Another European solar market that is yet to wake back up
In the other top five European solar markets, namely France, Germany, Spain and Italy, installations slowed or stalled entirely from 2011 or so after subsidies were reduced in the wake of the Great Recession. The UK was slow to the Feed-in Tariff club, with its law only taking effect from 2010, and it was likewise late to cut the subsidy, finally ending it in 2019. Today installations are only a few hundred MW a year, with Spain, France and Poland all bound to overtake the UK soon.
So far almost all UK solar developments have been distributed, but as the market wakes back up, several full-size utility-scale projects are being planned. Solar could be awarded tenders just like wind in the UK’s CfD system, but for the obvious reasons wind hogs all the capacity awarded from the CfD’s conventional renewables “Pot” in this rainy and windy country.
A major green research presence, but little manufacturing
An oddity of the UK’s green ambitions is that it has no national champion of manufacturing or project development. There are wind turbine factories in the country but they belong to Siemens, Orsted and the like. Even more so than the rest of Europe, the UK is a place of R&D, finance, and end-use, but not making or installing things on the global stage. It does have Oxford PV, the perovskite tandem solar company, but that company is still working through the technology of its first production line.
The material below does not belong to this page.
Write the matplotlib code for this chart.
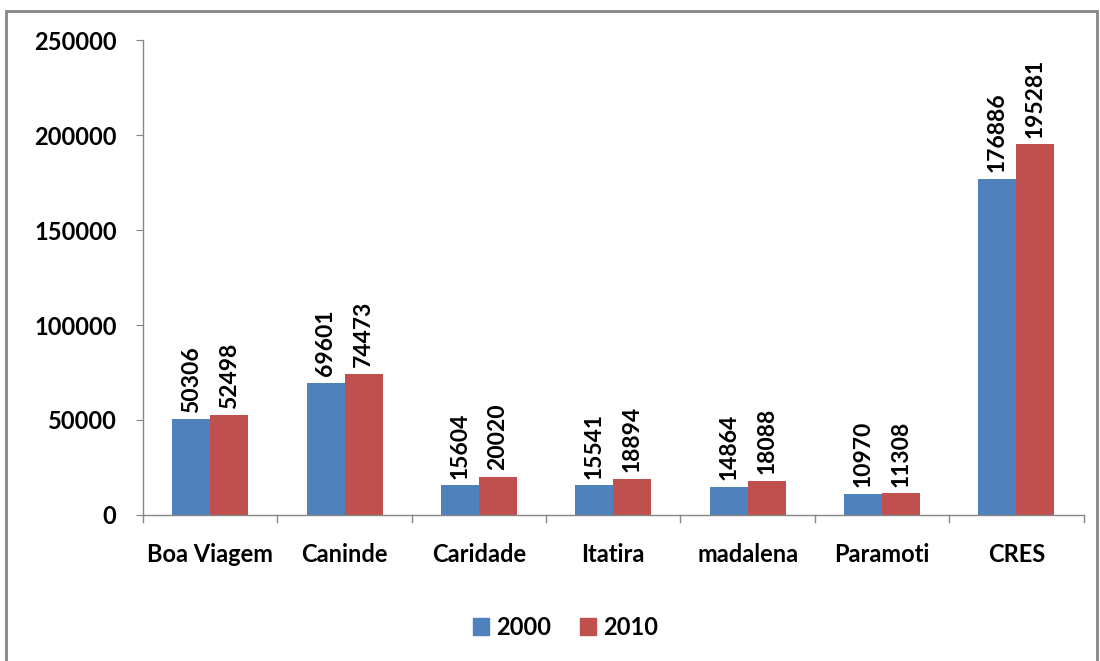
import matplotlib.pyplot as plt
import matplotlib.patches as mpatches
import numpy as np

plt.rcParams['font.family'] = ['Lato', 'DejaVu Sans']

municipios = ['Boa Viagem', 'Caninde', 'Caridade', 'Itatira', 'madalena', 'Paramoti', 'CRES']
pop_2000 = [50306, 69601, 15604, 15541, 14864, 10970, 176886]
pop_2010 = [52498, 74473, 20020, 18894, 18088, 11308, 195281]
anos = ['2000', '2010']

cor_2000 = '#4f81bd'
cor_2010 = '#c0504d'
cinza = '#868686'

fig = plt.figure(figsize=(11, 6.61), dpi=100)
ax = fig.add_axes([0.13, 0.221, 0.855, 0.718])

x = np.arange(len(municipios))
w = 0.283
b1 = ax.bar(x - w / 2, pop_2000, w, color=cor_2000, label=anos[0])
b2 = ax.bar(x + w / 2, pop_2010, w, color=cor_2010, label=anos[1])

for bars, vals in ((b1, pop_2000), (b2, pop_2010)):
    for r, v in zip(bars, vals):
        ax.text(r.get_x() + r.get_width() / 2, v + 3500, str(v), rotation=90,
                ha='center', va='bottom', fontsize=16.5, fontweight='bold')

ax.set_xlim(-0.5, len(municipios) - 0.5)
ax.set_ylim(0, 250000)
ax.set_yticks(np.arange(0, 250001, 50000))
ax.set_yticklabels([str(v) for v in range(0, 250001, 50000)], fontsize=17, fontweight='bold')

# category labels without ticks, ticks on the group boundaries
ax.set_xticks(x)
ax.set_xticklabels(municipios, fontsize=17, fontweight='bold')
ax.tick_params(axis='x', length=0, pad=20)
for xb in np.arange(-0.5, len(municipios), 1.0):
    ax.plot([xb, xb], [0, -3500], color=cinza, lw=1, clip_on=False)
ax.tick_params(axis='y', length=5, color=cinza, direction='out', pad=14)

for s in ('top', 'right'):
    ax.spines[s].set_visible(False)
for s in ('left', 'bottom'):
    ax.spines[s].set_color(cinza)
    ax.spines[s].set_linewidth(1)

handles = [mpatches.Patch(color=cor_2000, label=anos[0]),
           mpatches.Patch(color=cor_2010, label=anos[1])]
fig.legend(handles=handles, loc='center', bbox_to_anchor=(0.514, 0.051), ncol=2,
           frameon=False, prop={'size': 17, 'weight': 'bold'},
           handlelength=0.7, handleheight=0.7, handletextpad=0.3, columnspacing=1.2)

# outer chart border
fig.patches.append(mpatches.Rectangle((0.005, -0.05), 0.992, 1.034, transform=fig.transFigure,
                                      fill=False, edgecolor=cinza, lw=2))

fig.savefig('out.png', dpi=100)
The UK is overrepresented among tidal energy and wave energy thanks to a combination of natural conditions and early government support for R&D – which is still being extended, with an update to its auction system, assigning another £7.5 million for wave energy and £20 million for tidal last year.
In the past year the country also commissioned its first geothermal capacity, so it now numbers among the states which have drilled below four kilometers, something of a novelty in that sector. Because of Cornwall’s unique geology that geothermal may become a trailblazer for cheap lithium brine extraction though the broader relevance of such an approach remains to be seen.